• WHAT YOU SHOULD DO
Each entry below is to be written out exactly, and the pictures are to be left out.

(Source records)
□ □ □ □ □

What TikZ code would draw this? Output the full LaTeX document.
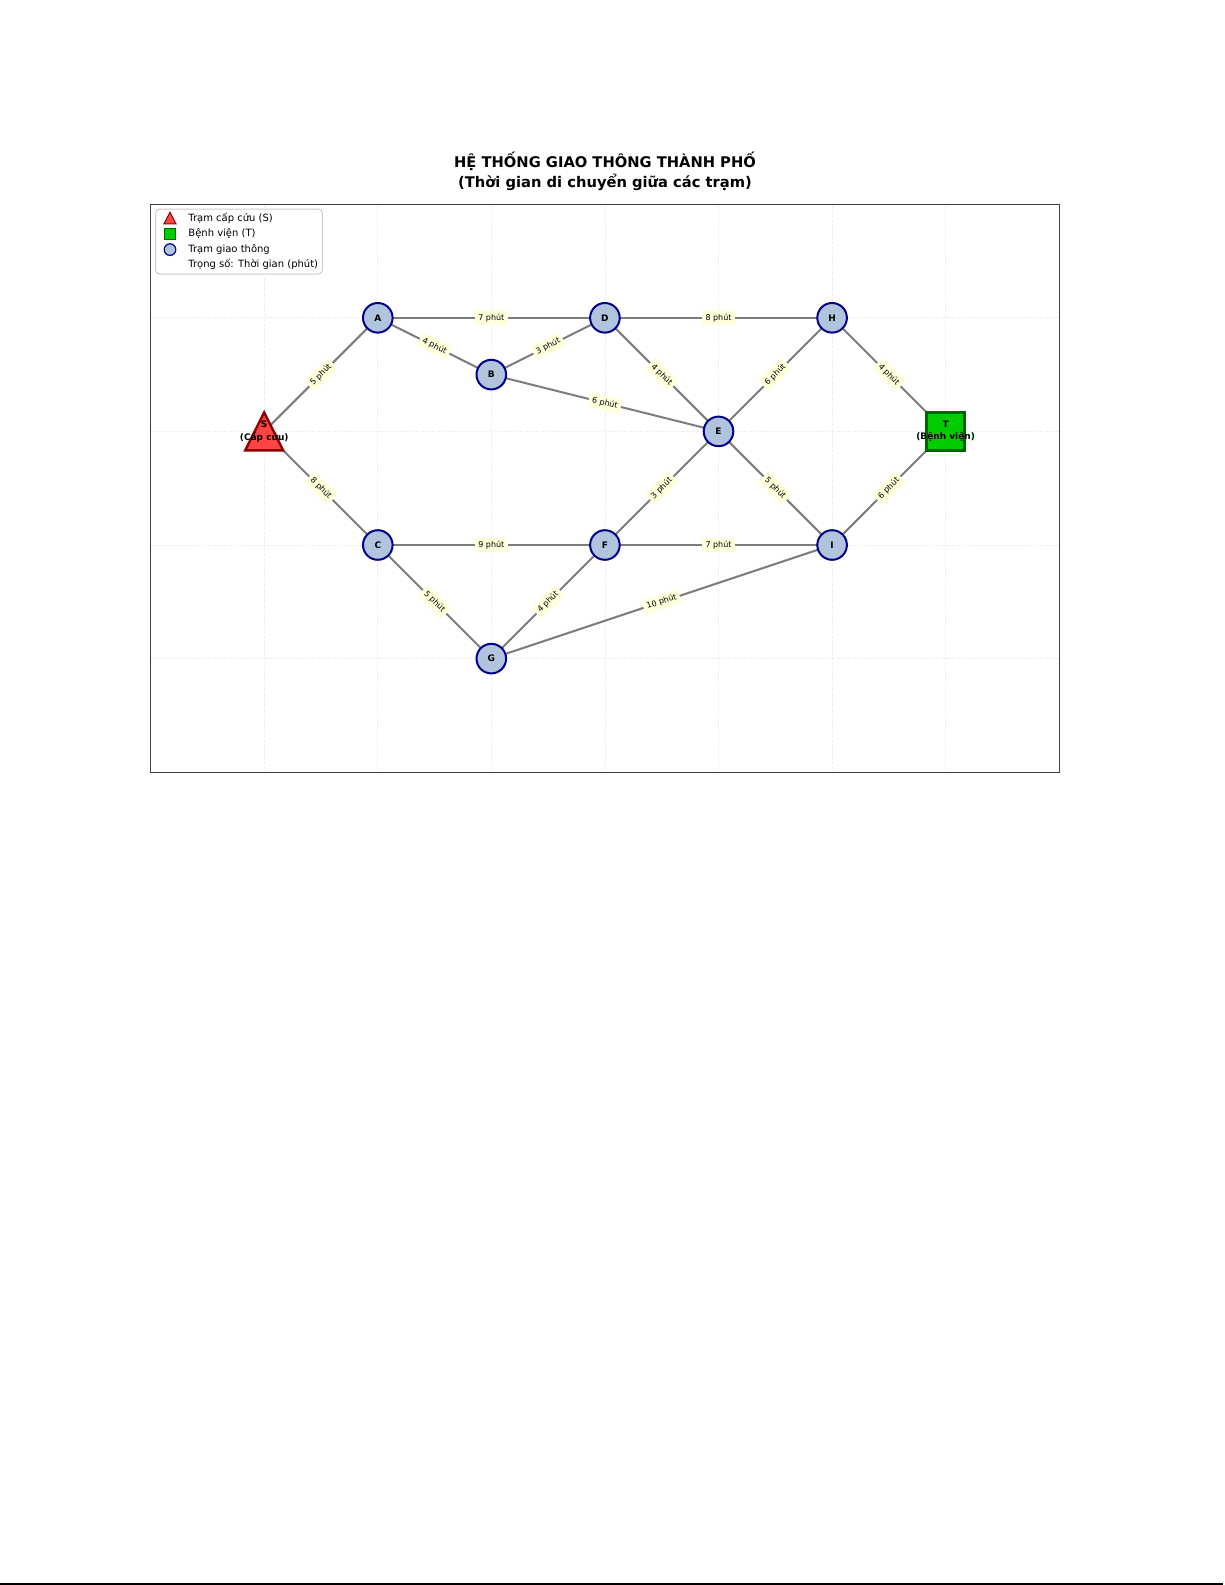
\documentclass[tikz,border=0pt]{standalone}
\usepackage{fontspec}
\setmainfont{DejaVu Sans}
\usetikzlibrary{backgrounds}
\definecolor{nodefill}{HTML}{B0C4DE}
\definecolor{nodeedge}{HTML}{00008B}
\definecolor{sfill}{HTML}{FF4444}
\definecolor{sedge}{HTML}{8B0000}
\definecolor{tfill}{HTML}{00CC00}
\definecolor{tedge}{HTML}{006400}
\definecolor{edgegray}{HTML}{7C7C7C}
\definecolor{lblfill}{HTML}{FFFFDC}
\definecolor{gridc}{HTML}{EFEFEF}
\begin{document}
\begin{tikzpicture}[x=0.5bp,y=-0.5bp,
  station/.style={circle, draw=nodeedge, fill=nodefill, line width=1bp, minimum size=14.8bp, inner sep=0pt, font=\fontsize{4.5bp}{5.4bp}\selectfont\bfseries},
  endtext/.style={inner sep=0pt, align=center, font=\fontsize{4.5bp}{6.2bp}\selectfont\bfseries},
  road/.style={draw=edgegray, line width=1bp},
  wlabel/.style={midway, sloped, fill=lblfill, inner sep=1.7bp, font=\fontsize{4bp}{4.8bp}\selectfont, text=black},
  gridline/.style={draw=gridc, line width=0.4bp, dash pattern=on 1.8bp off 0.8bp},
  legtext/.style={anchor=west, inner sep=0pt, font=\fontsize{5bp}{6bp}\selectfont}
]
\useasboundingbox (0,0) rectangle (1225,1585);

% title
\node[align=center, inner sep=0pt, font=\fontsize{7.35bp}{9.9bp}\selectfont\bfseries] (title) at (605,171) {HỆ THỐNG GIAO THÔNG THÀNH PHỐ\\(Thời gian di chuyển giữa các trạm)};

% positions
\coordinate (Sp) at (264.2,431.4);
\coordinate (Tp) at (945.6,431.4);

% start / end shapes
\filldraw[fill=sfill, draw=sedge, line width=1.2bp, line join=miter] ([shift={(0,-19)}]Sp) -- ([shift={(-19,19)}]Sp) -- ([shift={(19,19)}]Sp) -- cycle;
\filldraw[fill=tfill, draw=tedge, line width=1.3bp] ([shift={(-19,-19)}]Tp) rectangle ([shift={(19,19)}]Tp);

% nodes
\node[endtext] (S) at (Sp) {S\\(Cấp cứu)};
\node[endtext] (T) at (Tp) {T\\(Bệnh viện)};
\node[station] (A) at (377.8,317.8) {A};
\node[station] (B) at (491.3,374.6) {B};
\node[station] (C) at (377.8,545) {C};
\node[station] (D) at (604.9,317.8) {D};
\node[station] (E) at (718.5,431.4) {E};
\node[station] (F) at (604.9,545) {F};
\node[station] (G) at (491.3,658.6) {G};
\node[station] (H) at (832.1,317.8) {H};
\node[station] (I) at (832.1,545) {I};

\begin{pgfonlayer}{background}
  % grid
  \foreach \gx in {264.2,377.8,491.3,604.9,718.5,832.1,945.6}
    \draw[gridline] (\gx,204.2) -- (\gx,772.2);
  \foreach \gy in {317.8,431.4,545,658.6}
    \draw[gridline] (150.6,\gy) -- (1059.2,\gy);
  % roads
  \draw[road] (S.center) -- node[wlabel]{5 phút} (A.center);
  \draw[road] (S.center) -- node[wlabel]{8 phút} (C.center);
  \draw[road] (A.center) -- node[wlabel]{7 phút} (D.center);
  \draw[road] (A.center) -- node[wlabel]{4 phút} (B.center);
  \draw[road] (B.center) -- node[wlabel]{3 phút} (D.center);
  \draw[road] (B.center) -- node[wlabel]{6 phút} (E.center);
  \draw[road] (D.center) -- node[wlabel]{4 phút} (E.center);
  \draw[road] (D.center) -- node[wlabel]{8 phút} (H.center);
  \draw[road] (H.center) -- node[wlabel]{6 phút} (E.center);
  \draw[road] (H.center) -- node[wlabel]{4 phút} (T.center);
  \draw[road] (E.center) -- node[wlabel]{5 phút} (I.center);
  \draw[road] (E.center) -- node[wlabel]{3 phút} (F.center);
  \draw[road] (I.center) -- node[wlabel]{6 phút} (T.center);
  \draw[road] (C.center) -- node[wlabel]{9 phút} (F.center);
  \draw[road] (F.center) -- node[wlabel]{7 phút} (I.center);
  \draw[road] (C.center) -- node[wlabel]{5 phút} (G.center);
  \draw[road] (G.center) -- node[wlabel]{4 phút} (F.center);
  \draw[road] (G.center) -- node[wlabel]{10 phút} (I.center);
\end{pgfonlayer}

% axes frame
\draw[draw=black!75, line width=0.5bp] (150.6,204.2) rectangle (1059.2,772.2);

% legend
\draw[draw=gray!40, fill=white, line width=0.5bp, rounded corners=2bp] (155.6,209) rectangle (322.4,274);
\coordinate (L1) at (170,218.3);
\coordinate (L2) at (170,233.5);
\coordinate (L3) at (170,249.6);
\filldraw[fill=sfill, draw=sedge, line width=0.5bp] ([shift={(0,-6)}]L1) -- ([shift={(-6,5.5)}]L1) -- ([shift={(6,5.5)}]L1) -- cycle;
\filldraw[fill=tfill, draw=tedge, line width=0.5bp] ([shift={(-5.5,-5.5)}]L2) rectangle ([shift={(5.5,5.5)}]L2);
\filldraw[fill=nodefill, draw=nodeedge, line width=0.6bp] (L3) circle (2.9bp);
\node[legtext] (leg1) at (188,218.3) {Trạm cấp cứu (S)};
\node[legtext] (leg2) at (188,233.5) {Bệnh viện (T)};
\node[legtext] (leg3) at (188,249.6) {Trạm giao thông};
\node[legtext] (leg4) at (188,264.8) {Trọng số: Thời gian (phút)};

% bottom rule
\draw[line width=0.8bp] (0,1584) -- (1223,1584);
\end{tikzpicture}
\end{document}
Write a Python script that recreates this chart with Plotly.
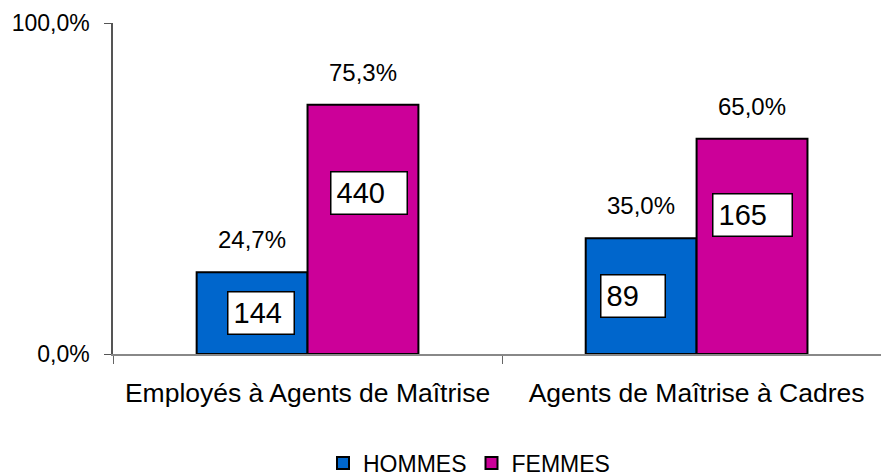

□ □ □ □ □

• CORRECT OUTPUT
What TikZ code would draw this? Output the full LaTeX document.
\documentclass[tikz,border=0pt]{standalone}
\usepackage{fontspec}
\setmainfont{DejaVu Sans}
\usetikzlibrary{backgrounds}
\definecolor{nodefill}{HTML}{B0C4DE}
\definecolor{nodeedge}{HTML}{00008B}
\definecolor{sfill}{HTML}{FF4444}
\definecolor{sedge}{HTML}{8B0000}
\definecolor{tfill}{HTML}{00CC00}
\definecolor{tedge}{HTML}{006400}
\definecolor{edgegray}{HTML}{7C7C7C}
\definecolor{lblfill}{HTML}{FFFFDC}
\definecolor{gridc}{HTML}{EFEFEF}
\begin{document}
\begin{tikzpicture}[x=0.5bp,y=-0.5bp,
  station/.style={circle, draw=nodeedge, fill=nodefill, line width=1bp, minimum size=14.8bp, inner sep=0pt, font=\fontsize{4.5bp}{5.4bp}\selectfont\bfseries},
  endtext/.style={inner sep=0pt, align=center, font=\fontsize{4.5bp}{6.2bp}\selectfont\bfseries},
  road/.style={draw=edgegray, line width=1bp},
  wlabel/.style={midway, sloped, fill=lblfill, inner sep=1.7bp, font=\fontsize{4bp}{4.8bp}\selectfont, text=black},
  gridline/.style={draw=gridc, line width=0.4bp, dash pattern=on 1.8bp off 0.8bp},
  legtext/.style={anchor=west, inner sep=0pt, font=\fontsize{5bp}{6bp}\selectfont}
]
\useasboundingbox (0,0) rectangle (1225,1585);

% title
\node[align=center, inner sep=0pt, font=\fontsize{7.35bp}{9.9bp}\selectfont\bfseries] (title) at (605,171) {HỆ THỐNG GIAO THÔNG THÀNH PHỐ\\(Thời gian di chuyển giữa các trạm)};

% positions
\coordinate (Sp) at (264.2,431.4);
\coordinate (Tp) at (945.6,431.4);

% start / end shapes
\filldraw[fill=sfill, draw=sedge, line width=1.2bp, line join=miter] ([shift={(0,-19)}]Sp) -- ([shift={(-19,19)}]Sp) -- ([shift={(19,19)}]Sp) -- cycle;
\filldraw[fill=tfill, draw=tedge, line width=1.3bp] ([shift={(-19,-19)}]Tp) rectangle ([shift={(19,19)}]Tp);

% nodes
\node[endtext] (S) at (Sp) {S\\(Cấp cứu)};
\node[endtext] (T) at (Tp) {T\\(Bệnh viện)};
\node[station] (A) at (377.8,317.8) {A};
\node[station] (B) at (491.3,374.6) {B};
\node[station] (C) at (377.8,545) {C};
\node[station] (D) at (604.9,317.8) {D};
\node[station] (E) at (718.5,431.4) {E};
\node[station] (F) at (604.9,545) {F};
\node[station] (G) at (491.3,658.6) {G};
\node[station] (H) at (832.1,317.8) {H};
\node[station] (I) at (832.1,545) {I};

\begin{pgfonlayer}{background}
  % grid
  \foreach \gx in {264.2,377.8,491.3,604.9,718.5,832.1,945.6}
    \draw[gridline] (\gx,204.2) -- (\gx,772.2);
  \foreach \gy in {317.8,431.4,545,658.6}
    \draw[gridline] (150.6,\gy) -- (1059.2,\gy);
  % roads
  \draw[road] (S.center) -- node[wlabel]{5 phút} (A.center);
  \draw[road] (S.center) -- node[wlabel]{8 phút} (C.center);
  \draw[road] (A.center) -- node[wlabel]{7 phút} (D.center);
  \draw[road] (A.center) -- node[wlabel]{4 phút} (B.center);
  \draw[road] (B.center) -- node[wlabel]{3 phút} (D.center);
  \draw[road] (B.center) -- node[wlabel]{6 phút} (E.center);
  \draw[road] (D.center) -- node[wlabel]{4 phút} (E.center);
  \draw[road] (D.center) -- node[wlabel]{8 phút} (H.center);
  \draw[road] (H.center) -- node[wlabel]{6 phút} (E.center);
  \draw[road] (H.center) -- node[wlabel]{4 phút} (T.center);
  \draw[road] (E.center) -- node[wlabel]{5 phút} (I.center);
  \draw[road] (E.center) -- node[wlabel]{3 phút} (F.center);
  \draw[road] (I.center) -- node[wlabel]{6 phút} (T.center);
  \draw[road] (C.center) -- node[wlabel]{9 phút} (F.center);
  \draw[road] (F.center) -- node[wlabel]{7 phút} (I.center);
  \draw[road] (C.center) -- node[wlabel]{5 phút} (G.center);
  \draw[road] (G.center) -- node[wlabel]{4 phút} (F.center);
  \draw[road] (G.center) -- node[wlabel]{10 phút} (I.center);
\end{pgfonlayer}

% axes frame
\draw[draw=black!75, line width=0.5bp] (150.6,204.2) rectangle (1059.2,772.2);

% legend
\draw[draw=gray!40, fill=white, line width=0.5bp, rounded corners=2bp] (155.6,209) rectangle (322.4,274);
\coordinate (L1) at (170,218.3);
\coordinate (L2) at (170,233.5);
\coordinate (L3) at (170,249.6);
\filldraw[fill=sfill, draw=sedge, line width=0.5bp] ([shift={(0,-6)}]L1) -- ([shift={(-6,5.5)}]L1) -- ([shift={(6,5.5)}]L1) -- cycle;
\filldraw[fill=tfill, draw=tedge, line width=0.5bp] ([shift={(-5.5,-5.5)}]L2) rectangle ([shift={(5.5,5.5)}]L2);
\filldraw[fill=nodefill, draw=nodeedge, line width=0.6bp] (L3) circle (2.9bp);
\node[legtext] (leg1) at (188,218.3) {Trạm cấp cứu (S)};
\node[legtext] (leg2) at (188,233.5) {Bệnh viện (T)};
\node[legtext] (leg3) at (188,249.6) {Trạm giao thông};
\node[legtext] (leg4) at (188,264.8) {Trọng số: Thời gian (phút)};

% bottom rule
\draw[line width=0.8bp] (0,1584) -- (1223,1584);
\end{tikzpicture}
\end{document}
Write a Python script that recreates this chart with Plotly.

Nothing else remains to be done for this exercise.